Este artifício permitiu que o projeto não se sujeitasse ao disposto nos
parágrafo 3º e 5º do artigo 231 da Constituição Federal, que impede a remoção
das populações indígenas sem consulta prévia e exigindo a aprovação pelo
Congresso Nacional.
Como ficou evidenciado por Antônio Carlos Magalhães, antropólogo e indigenista
do Instituto Humanitas, em Aproveitamento hidrelétrico do rio Xingu “a região
da Volta Grande é considerada pelo empreendedor como área diretamente afetada
(ADA). No entanto, os povos indígenas Juruna do Paquiçamba, Arara da Volta
Grande e as famílias indígenas xipaya, kuruaya, juruna, arara, Kayapó, etc.,
como também a população ribeirinha, em geral, que habitam em localidades
diversas (Garimpo do Galo, Ilha da Fazenda, Ressaca, etc.,) não são
consideradas como diretamente afetadas, mas apenas localizadas na Área de
Influência Direta.
O projeto ainda vem sofrendo constantes modificações com a justificativa de
“otimização”. A mais recente indica apenas um canal de derivação em
substituição aos dois canais originalmente concebidos na revisão do projeto. O
fato é que a região da Volta Grande do Xingu sofrerá uma severa diminuição dos
níveis de água no trecho seccionado do rio. A “garantia” de uma vazão ecológica
de 700m³/s é uma ficção e não permite à população (incluindo as comunidades
indígenas Paquiçamba e Arara) que ficará na região água suficiente para suas
necessidades (transporte e alimentação à base de pesca). É possível acreditar
em uma fiscalização independente da Agência Nacional de Águas (ANA), a
monitorar as vazões de forma a impedir que não se turbinem as águas necessárias
para a geração nas épocas de hidrologia reduzida?

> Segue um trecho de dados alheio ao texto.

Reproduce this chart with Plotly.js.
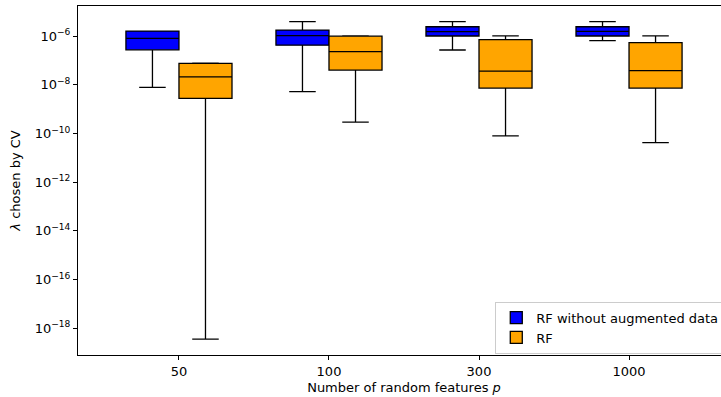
<!DOCTYPE html>
<html>
<head>
<meta charset="utf-8">
<script src="https://cdn.plot.ly/plotly-3.0.1.min.js"></script>
<style>
html, body { margin: 0; padding: 0; overflow: hidden; background: #fff; }
#chart { width: 760px; height: 397px; }
</style>
</head>
<body>
<div id="chart"></div>
<script>
const categories = ['50', '100', '300', '1000'];

// RF without augmented data
const blueLower  = [7.8e-9, 5.2e-9, 2.66e-7, 6.5e-7];
const blueQ1     = [2.7e-7, 4.2e-7, 1.0e-6, 1.0e-6];
const blueMedian = [8.0e-7, 1.03e-6, 1.5e-6, 1.55e-6];
const blueQ3     = [1.6e-6, 1.76e-6, 2.4e-6, 2.4e-6];
const blueUpper  = [1.6e-6, 3.9e-6, 3.9e-6, 3.9e-6];

// RF
const orangeLower  = [3.6e-19, 2.9e-10, 7.9e-11, 4.2e-11];
const orangeQ1     = [2.75e-9, 4.0e-8, 7.3e-9, 7.3e-9];
const orangeMedian = [2.1e-8, 2.27e-7, 3.6e-8, 3.8e-8];
const orangeQ3     = [7.5e-8, 9.8e-7, 7.1e-7, 5.3e-7];
const orangeUpper  = [7.6e-8, 1.02e-6, 1.02e-6, 1.02e-6];

const yTickVals = [1e-6, 1e-8, 1e-10, 1e-12, 1e-14, 1e-16, 1e-18];
const yTickText = ['10<sup>−6</sup>', '10<sup>−8</sup>', '10<sup>−10</sup>', '10<sup>−12</sup>',
                   '10<sup>−14</sup>', '10<sup>−16</sup>', '10<sup>−18</sup>'];

const traces = [
  {
    type: 'box', name: 'RF without augmented data', x: categories,
    q1: blueQ1, median: blueMedian, q3: blueQ3,
    lowerfence: blueLower, upperfence: blueUpper,
    fillcolor: '#0000ff', line: {color: '#000000', width: 1.3},
    whiskerwidth: 0.5, boxpoints: false, hoverinfo: 'skip'
  },
  {
    type: 'box', name: 'RF', x: categories,
    q1: orangeQ1, median: orangeMedian, q3: orangeQ3,
    lowerfence: orangeLower, upperfence: orangeUpper,
    fillcolor: '#ffa500', line: {color: '#000000', width: 1.3},
    whiskerwidth: 0.5, boxpoints: false, hoverinfo: 'skip'
  }
];

const font = {family: 'DejaVu Sans', size: 13, color: '#000'};

const layout = {
  width: 760, height: 397,
  margin: {l: 78, r: 30, t: 6, b: 42},
  paper_bgcolor: '#fff', plot_bgcolor: '#fff',
  font: font,
  boxmode: 'group', boxgap: 0.293, boxgroupgap: 0,
  showlegend: true,
  legend: {
    x: 0.64, y: 0.153, xanchor: 'left', yanchor: 'top',
    bgcolor: 'rgba(255,255,255,0.8)', bordercolor: '#cccccc', borderwidth: 1,
    font: font, tracegroupgap: 0
  },
  xaxis: {
    type: 'category', range: [-0.673, 3.673],
    showline: true, linecolor: '#000', linewidth: 1, mirror: true,
    ticks: 'outside', ticklen: 4, tickcolor: '#000', tickwidth: 1,
    showgrid: false, zeroline: false, tickfont: font,
    title: {text: 'Number of random features <i>p</i>', font: font, standoff: 5}
  },
  yaxis: {
    type: 'log', range: [-19.096, -4.768],
    tickvals: yTickVals, ticktext: yTickText,
    showline: true, linecolor: '#000', linewidth: 1, mirror: true,
    ticks: 'outside', ticklen: 4, tickcolor: '#000', tickwidth: 1,
    showgrid: false, zeroline: false, tickfont: font,
    title: {text: '<i>λ</i> chosen by CV', font: font, standoff: 11}
  }
};

Plotly.newPlot('chart', traces, layout, {staticPlot: true, displayModeBar: false});
</script>
</body>
</html>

A insistência do governo em levar adiante o projeto de Belo Monte mostra que a
lógica técnica e econômica cedeu lugar à obsessão. Com graves conseqüências que
não se restringem às populações indígenas e comunidades ribeirinhas do rio Xingu.
Elas serão também sentidas nos bolsos de todos nós, consumidores de
eletricidade. O espectro do “apagão” parece ser a única justificativa para a
construção dessa usina.
Entretanto, ela aponta também o modelo de desenvolvimento que se quer dar á
região amazônica e ao país. A energia a ser produzida pela usina não será
utilizada para aliviar a pobreza e incorporar parcelas da população que sempre
estiveram excluídas das benesses do consumo. Ela será destinada a satisfazer a
necessidade de grandes grupos metalúrgicos na perpetuação do modelo que se
apropria dos recursos naturais das águas dos rios da região para produzir bens
de baixo valor agregado, mas de alto conteúdo energético para exportação. A
isso chamam de desenvolvimento.
É preciso reabrir o debate de modelo de desenvolvimento que queremos para o
Brasil. Está na hora de rever a concepção dos projetos hidrelétricos na
Amazônia.
Os rios amazônicos (Madeira, Tocantins, Araguaia, Xingu e Tapajós) detêm cerca
de 65% do assim chamado “potencial hidrelétrico” brasileiro. No debate está em
jogo o direcionamento da política energética do país, bem como o próprio futuro
da ocupação amazônica. É necessário diversificar a matriz de geração de energia
elétrica que atualmente prioriza a hidreletricidade, equivocadamente
considerada como “limpa” e “barata”. A utilização da energia dos ventos
(eólica) da biomassa (resíduos agrícolas), bem como outras fontes alternativas
devem ser ampliadas. E abandonar as que levam à destruição dos rios e culturas
de quem vive às suas margens”.
Depois de ler e fazer a devida análise pessoal, acredito não
haver mais dúvidas quanto à existência desse complexo tão agressivo e em
desacordo com a realidade dos tempos modernos e suas opções não descartáveis.